My inspiration is a fickle creature. Sometimes I get bitten by this vivid idea which I can turn into a short story over the course of one morning, but those only bite once in a month or so.
If you've reached a critical point in the story that you were looking forward to writing...and now you can't write it...the reason (to my mind) is obvious. On a subliminal level you don't believe that what you've written so far is good enough, therefore you don't want to spoil the bit you were looking forward to by locking substandard set-up writing into the plot.

In the early years of trying to be a writer, it is the most normal thing in the world to take long breaks from time to time. I probably took the best part of two years off between 2005 - 07, and when I bounced back, refreshed and recharged, the very next thing I wrote was the first book I had published in the mainstream. BTW, I started writing seriously in 1992.
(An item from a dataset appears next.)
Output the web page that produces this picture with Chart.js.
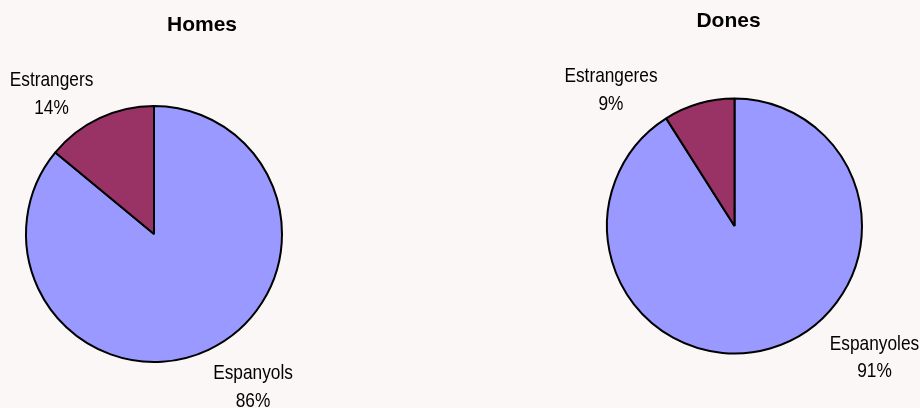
<!DOCTYPE html>
<html>
<head>
<meta charset="utf-8">
<script src="https://cdn.jsdelivr.net/npm/chart.js@4"></script>
<style>
  html, body { margin: 0; padding: 0; background: #fcf7f7; }
  .wrap { position: relative; width: 920px; height: 408px; }
  canvas { position: absolute; top: 0; }
  #homes { left: 0; }
  #dones { left: 460px; }
</style>
</head>
<body>
<div class="wrap">
  <canvas id="homes" width="460" height="408"></canvas>
  <canvas id="dones" width="460" height="408"></canvas>
</div>
<script>
const homesLabels = ['Espanyols', 'Estrangers'];
const homesValues = [86, 14];
const donesLabels = ['Espanyoles', 'Estrangeres'];
const donesValues = [91, 9];
const sliceColors = ['#9999ff', '#993366'];

// text in the original is a bit taller than it is wide
function tallText(ctx, str, x, y, sy) {
  ctx.save();
  ctx.translate(x, y);
  ctx.scale(1, sy);
  ctx.fillText(str, 0, 0);
  ctx.restore();
}

// draws the title and the two-line slice labels (name + percent)
const pieText = {
  id: 'pieText',
  afterDraw(chart, args, opts) {
    const ctx = chart.ctx;
    const meta = chart.getDatasetMeta(0);
    const values = chart.data.datasets[0].data;
    const total = values.reduce((a, b) => a + b, 0);
    ctx.save();
    ctx.fillStyle = '#000';
    ctx.textAlign = 'center';
    ctx.textBaseline = 'middle';
    ctx.font = 'bold 21px "Liberation Sans", Arial, sans-serif';
    const arc0 = meta.data[0];
    ctx.fillText(opts.title, arc0.x + opts.titleDx, opts.titleY);
    ctx.font = '17.3px "Liberation Sans", Arial, sans-serif';
    meta.data.forEach((arc, i) => {
      const off = opts.offsets[i];
      const x = arc.x + off[0];
      const y = arc.y + off[1];
      const pct = Math.round(values[i] / total * 100) + '%';
      tallText(ctx, chart.data.labels[i], x, y - 12.5, 1.18);
      tallText(ctx, pct, x, y + 15, 1.18);
    });
    ctx.restore();
  }
};

function makePie(id, labels, values, padding, text) {
  return new Chart(document.getElementById(id), {
    type: 'pie',
    data: {
      labels: labels,
      datasets: [{
        data: values,
        backgroundColor: sliceColors,
        borderColor: '#000',
        borderWidth: 2
      }]
    },
    options: {
      responsive: false,
      animation: false,
      layout: { padding: padding },
      plugins: {
        legend: { display: false },
        tooltip: { enabled: false },
        pieText: text
      }
    },
    plugins: [pieText]
  });
}

makePie('homes', homesLabels, homesValues,
  { left: 25, top: 105, right: 177, bottom: 45 },
  { title: 'Homes', titleDx: 48, titleY: 25.5, offsets: [[99, 152], [-102.5, -141]] });

makePie('dones', donesLabels, donesValues,
  { left: 146, top: 97, right: 57, bottom: 53 },
  { title: 'Dones', titleDx: -6, titleY: 21.5, offsets: [[140, 130.5], [-123.5, -137]] });
</script>
</body>
</html>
I had this, wondered if I would ever feel like writing again.

Just back from a week vacation, many of lifes problems are still there, just have a renewed fresh outlook on them.

Maybe lifes stressers are stiffling the writing energy?
If writing isn't flowing, maybe world build?

Find a way to take the pressure of and it will probably flow again.


Loss of productivity is one thing but writing is something that gets rusty with age. Give yourself permission to write crap and write something. A few words each day.

But if writing isn't important to you then don't write. And question what your doing.
Loss of productivity is one thing but writing is something that gets rusty with age. Give yourself permission to write crap and write something. A few words each day.

But if writing isn't important to you then don't write. And question what your doing.

Sorry , but I disagree profoundly with this. I daresay writing gets rusty with ruinous nonagenarian decrepitude, but I've been writing seriously for 20 years and I am infinitely better now than I was back then. This is measurable in sales, if nothing else.


Sorry , but I disagree profoundly with this. I daresay writing gets rusty with ruinous nonagenarian decrepitude, but I've been writing seriously for 20 years and I am infinitely better now than I was back then. This is measurable in sales, if nothing else.

I think what Tirj was aiming for was along the lines of "use it or lose it". Meaning if you go too long without writing, your skill may degrade. Therefore, you should write a lot, even if its just a bit each day.